Further: you claim that the Irish and Israeli governments “agree that international relations should be based on the principles of the UN Charter, and that government should be based on the rule of law, on democracy and on respect for human rights and human dignity. When we differ, we differ about the application of these principles and values in a particular case, not about the principles themselves.”

Regarding the latter point, it is fallacious to make a distinction between the acceptance of principles and their application. The ultimate consequence of such logic is that any crime is acceptable as long as those perpetrating it believe themselves above the law.

The remainder of your formulation is equally vacuous. Article 1 of Chapter 1 of the UN Charter calls for “respect for the principle of… self-determination of peoples”. The very foundation of the state of Israel in 1948 entailed the suppression of the Palestinian people’s right to self-determination, and the 2018 Nation-State law explicitly confines that right to Jewish people.

The rule of law in Israel/Palestine is twofold: one set of laws for Jews, and another for Palestinians – whether resident in “sovereign” Israel or under occupation. There is a word for such a system, a word recently deployed by Human Rights Watch and by the Israeli human rights organisations B’tselem and Yesh Din: that word is apartheid, and it is conspicuously absent from your article. To suggest that the “human dignity” of those living under such a system is respected is another insult to those whom the Israeli state has robbed of everything except self-respect.
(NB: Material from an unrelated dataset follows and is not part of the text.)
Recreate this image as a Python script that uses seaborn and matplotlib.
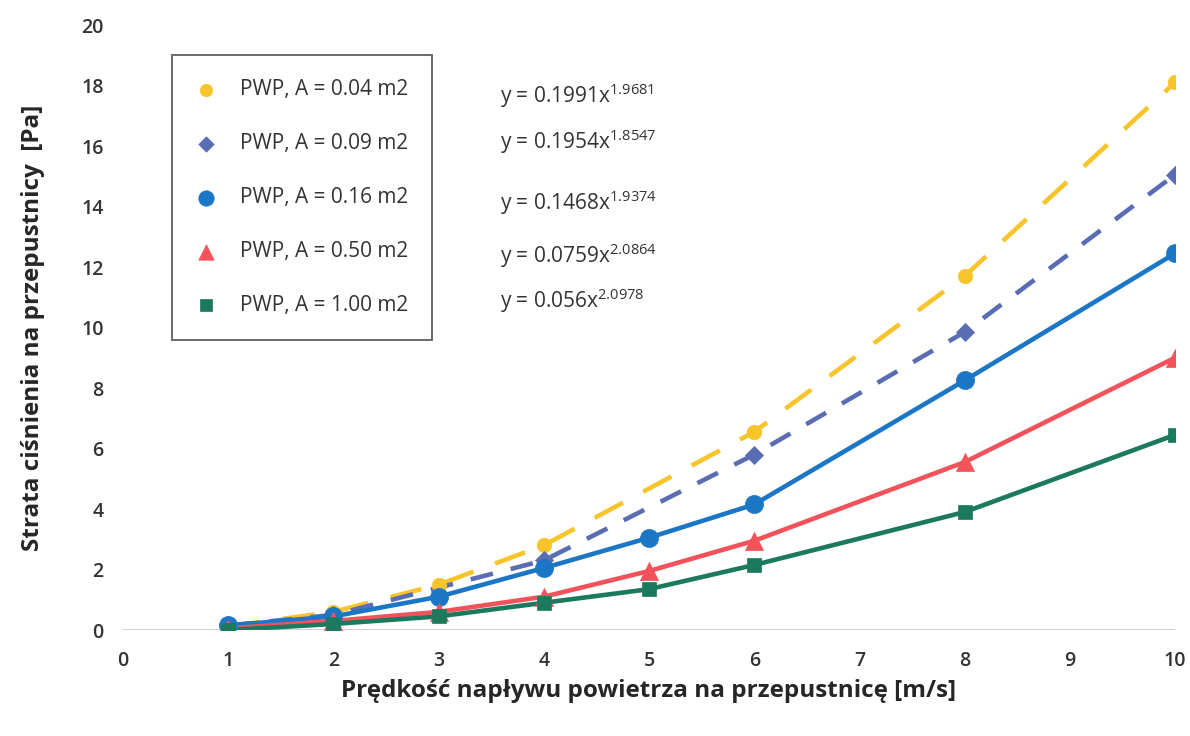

Equally absurd is your reference to “states like Ireland and like Israel who do not have the geopolitical muscle to simply impose their preferences”. Israel possesses illicit nuclear weapons and can draw on the full “geopolitical muscle” of the USA – not to mention the diplomatic and trading muscle of the EU – to “impose its preferences.”
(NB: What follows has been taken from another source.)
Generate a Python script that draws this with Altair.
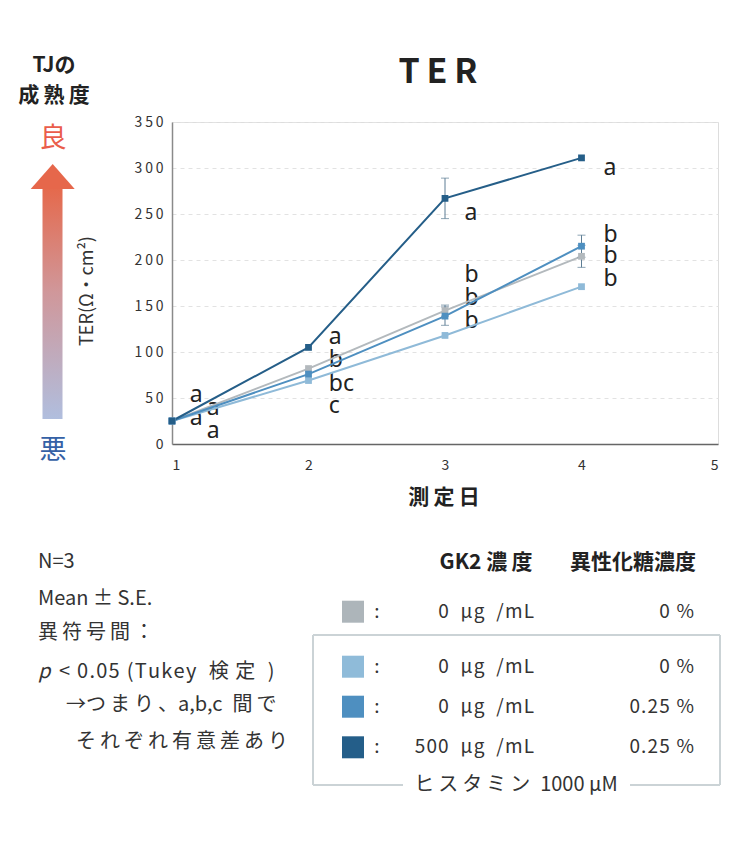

You assert that “[n]o other workable and decent alternative has been proposed than a two-state solution…”

This is factually dubious: potentially workable and decent proposals for a single democratic and non-sectarian state have repeatedly been put forward down the years, most recently the joint Israeli/Palestinian One Democratic State Campaign; on the other hand, no practicable blueprint for achieving a “workable and decent” two-state alternative has been outlined, nor has such an alternative ever been unambiguously accepted by any Israeli government. At a time when even Leo Varadkar [leader of Fine Gael] is mooting the possibility of a united Ireland, your enthusiasm for the ongoing partition of historic Palestine is a little mysterious.

Finally, you assert that “[t]he Irish government opposes any form of sanctions or boycotts against Israelis or Israel”. This hardly comes as a surprise. Israel has been in violation of the human rights clause (Article 2) of the EU-Israel trade agreement ever since it was signed in 1995, yet has suffered no consequences. Indeed in 2019 the EU Commission refused even to register a Citizens’ Initiative aimed at “stopping trade with Israeli settlements.” The Irish government has refused to ratify Senator Frances Black’s Occupied Territories Bill on the basis of unpublished legal advice apparently suggesting that EU trade law trumps international humanitarian law.

The government’s blanket opposition to “any form of sanctions” actually constitutes an unprecedented guarantee of impunity for the Israeli state, while the rejection of boycott flies in the face of Irish history from the days of the Land League to the exemplary campaign against South African apartheid. Would the current Irish government have opposed the latter campaign? One can only speculate…

Your claim “that in Ireland there is widespread public sympathy for the humanitarian situation of the Palestinian people” disingenuously attempts to depoliticise our solidarity with a people whose violent disposession and colonisation bears so many parallels with our own history. As long as the Irish government persists in distancing itself from such solidarity, it will be open to the accusation of complicity with Israel’s politics of oppression. The imposition of sanctions on Israel is the only acceptable way to bring civil society’s campaign of boycott and divestment to an end.